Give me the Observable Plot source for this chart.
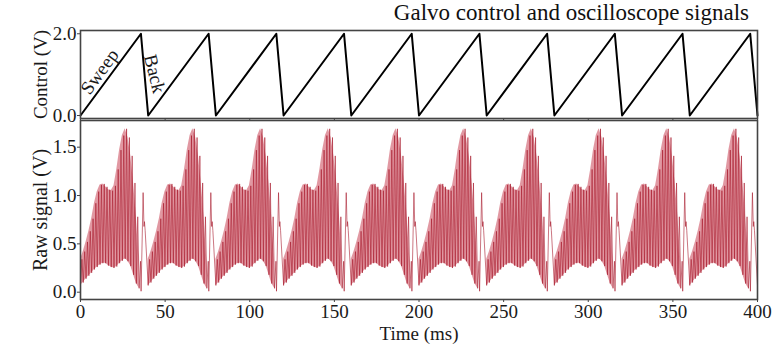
<!DOCTYPE html>
<html><head><meta charset="utf-8">
<script src="https://cdn.jsdelivr.net/npm/d3@7"></script>
<script src="https://cdn.jsdelivr.net/npm/@observablehq/plot@0.6"></script>
<style>
body{margin:0;background:#fff;font-family:"Liberation Serif",serif;}
#title{height:30px;width:776px;position:relative;}
#title span{position:absolute;right:27px;top:0px;font-size:23px;color:#111;white-space:nowrap;}
svg{display:block;}
</style></head><body>
<div id="title"><span>Galvo control and oscilloscope signals</span></div>
<div id="top"></div><div id="bottom"></div>
<script>
// ---- data ----
const periodStarts = [0, 40, 80, 120, 160, 200, 240, 280, 320, 360];
const periodMs = 40;
const sweepEndMs = 35.7;          // control peaks here, then flies back
const controlLowV = 0.0;
const controlHighV = 2.0;
const cycleMs = 1.65;             // oscillation cycle of the raw signal
const troughV = [0.07,0.10,0.14,0.17,0.20,0.235,0.26,0.285,0.30,0.30,0.275,0.26,0.25,0.265,0.30,0.325,0.345,0.32,0.27,0.18,0.09,0.04];
const peakV   = [0.34,0.42,0.52,0.63,0.76,0.92,1.04,1.11,1.12,1.09,1.06,1.05,1.10,1.27,1.47,1.62,1.69,1.60,1.41,1.13,0.78,0.32];
const flybackT = [35.8, 37.0, 37.5, 37.8, 38.2, 40.0];
const flybackV = [0.01, 1.03, 0.68, 0.73, 0.64, 0.07];
const xTicks = [0, 50, 100, 150, 200, 250, 300, 350, 400];
const controlTicks = [0, 2];
const rawTicks = [0, 0.5, 1.0, 1.5];
const annotations = [
  {label: "Sweep", t: 16.4, v: 0.92},
  {label: "Back", t: 37.8, v: 1.02}
];

// ---- tables built from the arrays ----
const controlRows = [];
periodStarts.forEach(s => {
  controlRows.push({t: s, v: controlLowV});
  controlRows.push({t: s + sweepEndMs, v: controlHighV});
});
controlRows.push({t: periodStarts[periodStarts.length - 1] + periodMs, v: controlLowV});

const rawRows = [];
const envRows = [];
periodStarts.forEach((s, p) => {
  troughV.forEach((lo, i) => {
    rawRows.push({t: s + i * cycleMs, v: lo});
    rawRows.push({t: s + i * cycleMs + cycleMs / 2, v: peakV[i]});
    envRows.push({p, t: s + i * cycleMs, lo, hi: peakV[i]});
  });
  flybackT.forEach((ft, j) => {
    if (j === flybackT.length - 1 && p < periodStarts.length - 1) return;
    rawRows.push({t: s + ft, v: flybackV[j]});
  });
});

const font = "Liberation Serif";
const ink = "#1a1a1a";
const frameColor = "#444";

const topPlot = Plot.plot({
  width: 776, height: 90,
  marginLeft: 80, marginRight: 19, marginTop: 0, marginBottom: 2,
  x: {domain: [0, 400]},
  y: {domain: [-0.073, 2.08]},
  style: {fontFamily: font, fontSize: "19px", color: ink, background: "transparent", overflow: "visible"},
  marks: [
    Plot.line(controlRows, {x: "t", y: "v", stroke: "#000", strokeWidth: 2}),
    Plot.text(annotations.slice(0, 1), {x: "t", y: "v", text: "label", rotate: -54, dx: -8.5, dy: -6.2, fontSize: 19, fill: ink}),
    Plot.text(annotations.slice(1), {x: "t", y: "v", text: "label", rotate: 76, dx: 10, fontSize: 19, fill: ink}),
    Plot.frame({stroke: frameColor, strokeWidth: 1.6}),
    Plot.axisY({ticks: controlTicks, tickFormat: d => d.toFixed(1), tickSize: 3, tickPadding: 1, label: null, stroke: frameColor, fontSize: 19}),
    Plot.axisX({ticks: xTicks, tickSize: 3, tickFormat: () => "", label: null, stroke: frameColor}),
    Plot.text(["Control (V)"], {frameAnchor: "left", textAnchor: "middle", lineAnchor: "middle", rotate: -90, dx: -40, fontSize: 19, fill: ink})
  ]
});
document.getElementById("top").appendChild(topPlot);

const bottomPlot = Plot.plot({
  width: 776, height: 227,
  marginLeft: 80, marginRight: 19, marginTop: 0, marginBottom: 48,
  x: {domain: [0, 400]},
  y: {domain: [-0.0755, 1.776]},
  style: {fontFamily: font, fontSize: "19px", color: ink, background: "transparent", overflow: "visible"},
  marks: [
    Plot.areaY(envRows, {x: "t", y1: "lo", y2: "hi", z: "p", fill: "#c94456", fillOpacity: 0.55, curve: "linear"}),
    Plot.line(rawRows, {x: "t", y: "v", stroke: "#a81a2b", strokeWidth: 0.8, strokeOpacity: 0.75}),
    Plot.frame({stroke: frameColor, strokeWidth: 1.6}),
    Plot.axisY({ticks: rawTicks, tickFormat: d => d.toFixed(1), tickSize: 3, tickPadding: 1, label: null, stroke: frameColor, fontSize: 19}),
    Plot.axisX({ticks: xTicks, tickSize: 3, tickPadding: 2, label: null, stroke: frameColor, fontSize: 19}),
    Plot.text(["Raw signal (V)"], {frameAnchor: "left", textAnchor: "middle", lineAnchor: "middle", rotate: -90, dx: -40, fontSize: 20, fill: ink}),
    Plot.text(["Time (ms)"], {frameAnchor: "bottom", textAnchor: "middle", lineAnchor: "middle", dy: 34, fontSize: 19, fill: ink})
  ]
});
document.getElementById("bottom").appendChild(bottomPlot);
</script>
</body></html>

WHAT THE TASK REQUIRES. Set down the material exactly, every line of it, except for the pictures.

RESPONSE TO THE TASK.
Give me the Observable Plot source for this chart.
<!DOCTYPE html>
<html><head><meta charset="utf-8">
<script src="https://cdn.jsdelivr.net/npm/d3@7"></script>
<script src="https://cdn.jsdelivr.net/npm/@observablehq/plot@0.6"></script>
<style>
body{margin:0;background:#fff;font-family:"Liberation Serif",serif;}
#title{height:30px;width:776px;position:relative;}
#title span{position:absolute;right:27px;top:0px;font-size:23px;color:#111;white-space:nowrap;}
svg{display:block;}
</style></head><body>
<div id="title"><span>Galvo control and oscilloscope signals</span></div>
<div id="top"></div><div id="bottom"></div>
<script>
// ---- data ----
const periodStarts = [0, 40, 80, 120, 160, 200, 240, 280, 320, 360];
const periodMs = 40;
const sweepEndMs = 35.7;          // control peaks here, then flies back
const controlLowV = 0.0;
const controlHighV = 2.0;
const cycleMs = 1.65;             // oscillation cycle of the raw signal
const troughV = [0.07,0.10,0.14,0.17,0.20,0.235,0.26,0.285,0.30,0.30,0.275,0.26,0.25,0.265,0.30,0.325,0.345,0.32,0.27,0.18,0.09,0.04];
const peakV   = [0.34,0.42,0.52,0.63,0.76,0.92,1.04,1.11,1.12,1.09,1.06,1.05,1.10,1.27,1.47,1.62,1.69,1.60,1.41,1.13,0.78,0.32];
const flybackT = [35.8, 37.0, 37.5, 37.8, 38.2, 40.0];
const flybackV = [0.01, 1.03, 0.68, 0.73, 0.64, 0.07];
const xTicks = [0, 50, 100, 150, 200, 250, 300, 350, 400];
const controlTicks = [0, 2];
const rawTicks = [0, 0.5, 1.0, 1.5];
const annotations = [
  {label: "Sweep", t: 16.4, v: 0.92},
  {label: "Back", t: 37.8, v: 1.02}
];

// ---- tables built from the arrays ----
const controlRows = [];
periodStarts.forEach(s => {
  controlRows.push({t: s, v: controlLowV});
  controlRows.push({t: s + sweepEndMs, v: controlHighV});
});
controlRows.push({t: periodStarts[periodStarts.length - 1] + periodMs, v: controlLowV});

const rawRows = [];
const envRows = [];
periodStarts.forEach((s, p) => {
  troughV.forEach((lo, i) => {
    rawRows.push({t: s + i * cycleMs, v: lo});
    rawRows.push({t: s + i * cycleMs + cycleMs / 2, v: peakV[i]});
    envRows.push({p, t: s + i * cycleMs, lo, hi: peakV[i]});
  });
  flybackT.forEach((ft, j) => {
    if (j === flybackT.length - 1 && p < periodStarts.length - 1) return;
    rawRows.push({t: s + ft, v: flybackV[j]});
  });
});

const font = "Liberation Serif";
const ink = "#1a1a1a";
const frameColor = "#444";

const topPlot = Plot.plot({
  width: 776, height: 90,
  marginLeft: 80, marginRight: 19, marginTop: 0, marginBottom: 2,
  x: {domain: [0, 400]},
  y: {domain: [-0.073, 2.08]},
  style: {fontFamily: font, fontSize: "19px", color: ink, background: "transparent", overflow: "visible"},
  marks: [
    Plot.line(controlRows, {x: "t", y: "v", stroke: "#000", strokeWidth: 2}),
    Plot.text(annotations.slice(0, 1), {x: "t", y: "v", text: "label", rotate: -54, dx: -8.5, dy: -6.2, fontSize: 19, fill: ink}),
    Plot.text(annotations.slice(1), {x: "t", y: "v", text: "label", rotate: 76, dx: 10, fontSize: 19, fill: ink}),
    Plot.frame({stroke: frameColor, strokeWidth: 1.6}),
    Plot.axisY({ticks: controlTicks, tickFormat: d => d.toFixed(1), tickSize: 3, tickPadding: 1, label: null, stroke: frameColor, fontSize: 19}),
    Plot.axisX({ticks: xTicks, tickSize: 3, tickFormat: () => "", label: null, stroke: frameColor}),
    Plot.text(["Control (V)"], {frameAnchor: "left", textAnchor: "middle", lineAnchor: "middle", rotate: -90, dx: -40, fontSize: 19, fill: ink})
  ]
});
document.getElementById("top").appendChild(topPlot);

const bottomPlot = Plot.plot({
  width: 776, height: 227,
  marginLeft: 80, marginRight: 19, marginTop: 0, marginBottom: 48,
  x: {domain: [0, 400]},
  y: {domain: [-0.0755, 1.776]},
  style: {fontFamily: font, fontSize: "19px", color: ink, background: "transparent", overflow: "visible"},
  marks: [
    Plot.areaY(envRows, {x: "t", y1: "lo", y2: "hi", z: "p", fill: "#c94456", fillOpacity: 0.55, curve: "linear"}),
    Plot.line(rawRows, {x: "t", y: "v", stroke: "#a81a2b", strokeWidth: 0.8, strokeOpacity: 0.75}),
    Plot.frame({stroke: frameColor, strokeWidth: 1.6}),
    Plot.axisY({ticks: rawTicks, tickFormat: d => d.toFixed(1), tickSize: 3, tickPadding: 1, label: null, stroke: frameColor, fontSize: 19}),
    Plot.axisX({ticks: xTicks, tickSize: 3, tickPadding: 2, label: null, stroke: frameColor, fontSize: 19}),
    Plot.text(["Raw signal (V)"], {frameAnchor: "left", textAnchor: "middle", lineAnchor: "middle", rotate: -90, dx: -40, fontSize: 20, fill: ink}),
    Plot.text(["Time (ms)"], {frameAnchor: "bottom", textAnchor: "middle", lineAnchor: "middle", dy: 34, fontSize: 19, fill: ink})
  ]
});
document.getElementById("bottom").appendChild(bottomPlot);
</script>
</body></html>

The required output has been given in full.